• INFORMATION GIVEN
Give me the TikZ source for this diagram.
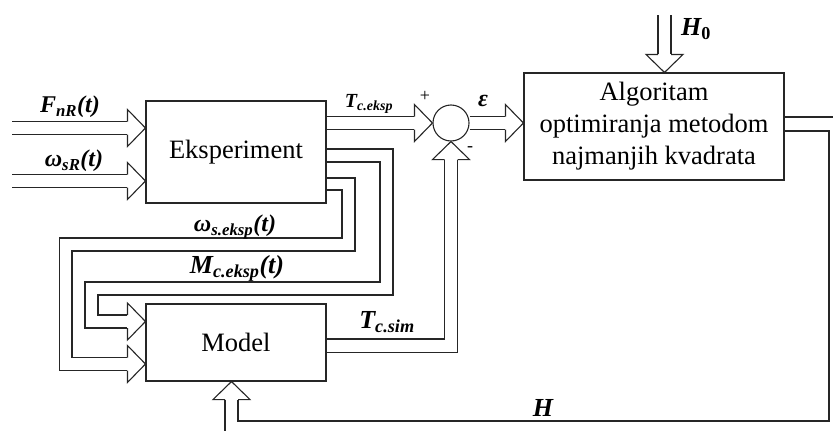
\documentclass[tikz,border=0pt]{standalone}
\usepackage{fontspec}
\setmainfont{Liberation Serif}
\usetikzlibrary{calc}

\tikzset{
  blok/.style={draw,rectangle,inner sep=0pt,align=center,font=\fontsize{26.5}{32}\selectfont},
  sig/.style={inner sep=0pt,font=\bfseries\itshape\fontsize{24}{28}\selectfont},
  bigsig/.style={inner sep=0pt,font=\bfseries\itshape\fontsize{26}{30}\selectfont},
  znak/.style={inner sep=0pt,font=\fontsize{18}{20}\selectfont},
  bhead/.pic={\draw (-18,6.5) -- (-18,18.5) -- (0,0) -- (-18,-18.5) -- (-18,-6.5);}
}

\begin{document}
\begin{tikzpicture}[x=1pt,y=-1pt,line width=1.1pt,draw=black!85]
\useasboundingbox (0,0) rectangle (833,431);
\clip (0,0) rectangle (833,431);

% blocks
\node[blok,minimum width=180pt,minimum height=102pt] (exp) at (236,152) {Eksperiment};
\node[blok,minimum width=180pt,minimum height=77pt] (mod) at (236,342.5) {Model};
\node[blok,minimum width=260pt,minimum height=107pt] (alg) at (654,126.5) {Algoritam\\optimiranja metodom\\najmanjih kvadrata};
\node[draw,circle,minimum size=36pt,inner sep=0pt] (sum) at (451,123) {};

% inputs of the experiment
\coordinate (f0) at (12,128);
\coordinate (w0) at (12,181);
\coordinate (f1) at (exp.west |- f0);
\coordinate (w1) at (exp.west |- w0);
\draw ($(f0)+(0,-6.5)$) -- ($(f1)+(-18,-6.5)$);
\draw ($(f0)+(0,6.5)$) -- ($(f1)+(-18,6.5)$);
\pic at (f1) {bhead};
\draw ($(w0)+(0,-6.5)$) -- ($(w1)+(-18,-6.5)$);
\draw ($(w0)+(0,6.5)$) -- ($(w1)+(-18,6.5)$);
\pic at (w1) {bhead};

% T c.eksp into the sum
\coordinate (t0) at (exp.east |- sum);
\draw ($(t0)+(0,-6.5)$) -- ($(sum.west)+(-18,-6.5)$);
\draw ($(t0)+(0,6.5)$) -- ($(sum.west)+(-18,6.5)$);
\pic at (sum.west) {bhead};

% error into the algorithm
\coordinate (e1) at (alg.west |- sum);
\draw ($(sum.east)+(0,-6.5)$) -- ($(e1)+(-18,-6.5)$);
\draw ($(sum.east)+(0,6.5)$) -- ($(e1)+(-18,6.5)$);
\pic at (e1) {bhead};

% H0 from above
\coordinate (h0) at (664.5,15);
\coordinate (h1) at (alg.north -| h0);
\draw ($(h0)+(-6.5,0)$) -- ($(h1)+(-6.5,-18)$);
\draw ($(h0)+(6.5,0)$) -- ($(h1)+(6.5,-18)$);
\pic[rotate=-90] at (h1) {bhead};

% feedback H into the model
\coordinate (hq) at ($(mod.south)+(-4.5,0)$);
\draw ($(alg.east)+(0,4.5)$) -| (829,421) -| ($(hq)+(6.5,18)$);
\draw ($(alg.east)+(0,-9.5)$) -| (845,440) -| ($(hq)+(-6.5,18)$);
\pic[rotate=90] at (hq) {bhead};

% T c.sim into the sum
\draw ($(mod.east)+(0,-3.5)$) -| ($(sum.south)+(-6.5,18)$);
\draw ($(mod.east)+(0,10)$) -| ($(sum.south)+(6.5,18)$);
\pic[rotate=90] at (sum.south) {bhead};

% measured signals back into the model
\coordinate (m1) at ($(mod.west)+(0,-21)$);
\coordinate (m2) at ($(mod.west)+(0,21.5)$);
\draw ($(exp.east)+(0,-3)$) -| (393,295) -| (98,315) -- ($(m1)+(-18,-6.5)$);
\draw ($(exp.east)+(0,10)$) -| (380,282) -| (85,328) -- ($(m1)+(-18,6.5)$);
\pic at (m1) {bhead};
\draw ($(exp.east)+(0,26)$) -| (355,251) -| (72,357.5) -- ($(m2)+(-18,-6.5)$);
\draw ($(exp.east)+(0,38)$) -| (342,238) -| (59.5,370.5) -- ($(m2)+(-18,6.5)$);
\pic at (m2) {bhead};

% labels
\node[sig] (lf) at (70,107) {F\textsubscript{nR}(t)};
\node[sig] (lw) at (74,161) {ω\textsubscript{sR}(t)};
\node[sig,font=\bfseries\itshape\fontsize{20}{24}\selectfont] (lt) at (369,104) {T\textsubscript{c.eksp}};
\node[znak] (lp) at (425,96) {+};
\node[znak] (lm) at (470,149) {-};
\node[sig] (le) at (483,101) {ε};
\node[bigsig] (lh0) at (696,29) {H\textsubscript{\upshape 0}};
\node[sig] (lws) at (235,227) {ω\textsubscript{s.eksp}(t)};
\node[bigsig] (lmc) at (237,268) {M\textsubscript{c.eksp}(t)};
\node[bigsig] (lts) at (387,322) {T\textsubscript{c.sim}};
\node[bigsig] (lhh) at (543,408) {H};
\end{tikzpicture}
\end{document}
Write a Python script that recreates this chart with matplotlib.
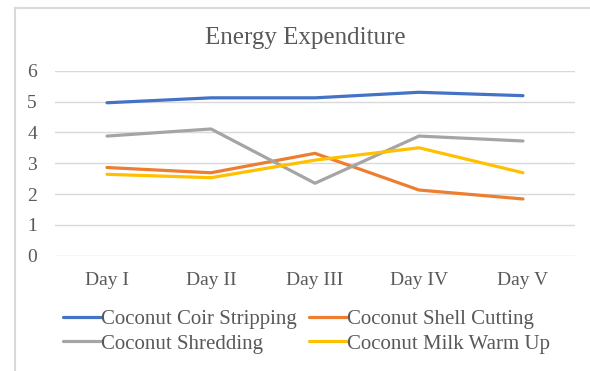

• STATED GOAL
Without the pictures, write out every entry precisely as it appears.

• TASK ANSWER
Give me the TikZ source for this diagram.
\documentclass[tikz,border=0pt]{standalone}
\usepackage{fontspec}
\setmainfont{Liberation Serif}
\usetikzlibrary{calc}

\tikzset{
  blok/.style={draw,rectangle,inner sep=0pt,align=center,font=\fontsize{26.5}{32}\selectfont},
  sig/.style={inner sep=0pt,font=\bfseries\itshape\fontsize{24}{28}\selectfont},
  bigsig/.style={inner sep=0pt,font=\bfseries\itshape\fontsize{26}{30}\selectfont},
  znak/.style={inner sep=0pt,font=\fontsize{18}{20}\selectfont},
  bhead/.pic={\draw (-18,6.5) -- (-18,18.5) -- (0,0) -- (-18,-18.5) -- (-18,-6.5);}
}

\begin{document}
\begin{tikzpicture}[x=1pt,y=-1pt,line width=1.1pt,draw=black!85]
\useasboundingbox (0,0) rectangle (833,431);
\clip (0,0) rectangle (833,431);

% blocks
\node[blok,minimum width=180pt,minimum height=102pt] (exp) at (236,152) {Eksperiment};
\node[blok,minimum width=180pt,minimum height=77pt] (mod) at (236,342.5) {Model};
\node[blok,minimum width=260pt,minimum height=107pt] (alg) at (654,126.5) {Algoritam\\optimiranja metodom\\najmanjih kvadrata};
\node[draw,circle,minimum size=36pt,inner sep=0pt] (sum) at (451,123) {};

% inputs of the experiment
\coordinate (f0) at (12,128);
\coordinate (w0) at (12,181);
\coordinate (f1) at (exp.west |- f0);
\coordinate (w1) at (exp.west |- w0);
\draw ($(f0)+(0,-6.5)$) -- ($(f1)+(-18,-6.5)$);
\draw ($(f0)+(0,6.5)$) -- ($(f1)+(-18,6.5)$);
\pic at (f1) {bhead};
\draw ($(w0)+(0,-6.5)$) -- ($(w1)+(-18,-6.5)$);
\draw ($(w0)+(0,6.5)$) -- ($(w1)+(-18,6.5)$);
\pic at (w1) {bhead};

% T c.eksp into the sum
\coordinate (t0) at (exp.east |- sum);
\draw ($(t0)+(0,-6.5)$) -- ($(sum.west)+(-18,-6.5)$);
\draw ($(t0)+(0,6.5)$) -- ($(sum.west)+(-18,6.5)$);
\pic at (sum.west) {bhead};

% error into the algorithm
\coordinate (e1) at (alg.west |- sum);
\draw ($(sum.east)+(0,-6.5)$) -- ($(e1)+(-18,-6.5)$);
\draw ($(sum.east)+(0,6.5)$) -- ($(e1)+(-18,6.5)$);
\pic at (e1) {bhead};

% H0 from above
\coordinate (h0) at (664.5,15);
\coordinate (h1) at (alg.north -| h0);
\draw ($(h0)+(-6.5,0)$) -- ($(h1)+(-6.5,-18)$);
\draw ($(h0)+(6.5,0)$) -- ($(h1)+(6.5,-18)$);
\pic[rotate=-90] at (h1) {bhead};

% feedback H into the model
\coordinate (hq) at ($(mod.south)+(-4.5,0)$);
\draw ($(alg.east)+(0,4.5)$) -| (829,421) -| ($(hq)+(6.5,18)$);
\draw ($(alg.east)+(0,-9.5)$) -| (845,440) -| ($(hq)+(-6.5,18)$);
\pic[rotate=90] at (hq) {bhead};

% T c.sim into the sum
\draw ($(mod.east)+(0,-3.5)$) -| ($(sum.south)+(-6.5,18)$);
\draw ($(mod.east)+(0,10)$) -| ($(sum.south)+(6.5,18)$);
\pic[rotate=90] at (sum.south) {bhead};

% measured signals back into the model
\coordinate (m1) at ($(mod.west)+(0,-21)$);
\coordinate (m2) at ($(mod.west)+(0,21.5)$);
\draw ($(exp.east)+(0,-3)$) -| (393,295) -| (98,315) -- ($(m1)+(-18,-6.5)$);
\draw ($(exp.east)+(0,10)$) -| (380,282) -| (85,328) -- ($(m1)+(-18,6.5)$);
\pic at (m1) {bhead};
\draw ($(exp.east)+(0,26)$) -| (355,251) -| (72,357.5) -- ($(m2)+(-18,-6.5)$);
\draw ($(exp.east)+(0,38)$) -| (342,238) -| (59.5,370.5) -- ($(m2)+(-18,6.5)$);
\pic at (m2) {bhead};

% labels
\node[sig] (lf) at (70,107) {F\textsubscript{nR}(t)};
\node[sig] (lw) at (74,161) {ω\textsubscript{sR}(t)};
\node[sig,font=\bfseries\itshape\fontsize{20}{24}\selectfont] (lt) at (369,104) {T\textsubscript{c.eksp}};
\node[znak] (lp) at (425,96) {+};
\node[znak] (lm) at (470,149) {-};
\node[sig] (le) at (483,101) {ε};
\node[bigsig] (lh0) at (696,29) {H\textsubscript{\upshape 0}};
\node[sig] (lws) at (235,227) {ω\textsubscript{s.eksp}(t)};
\node[bigsig] (lmc) at (237,268) {M\textsubscript{c.eksp}(t)};
\node[bigsig] (lts) at (387,322) {T\textsubscript{c.sim}};
\node[bigsig] (lhh) at (543,408) {H};
\end{tikzpicture}
\end{document}
Write a Python script that recreates this chart with matplotlib.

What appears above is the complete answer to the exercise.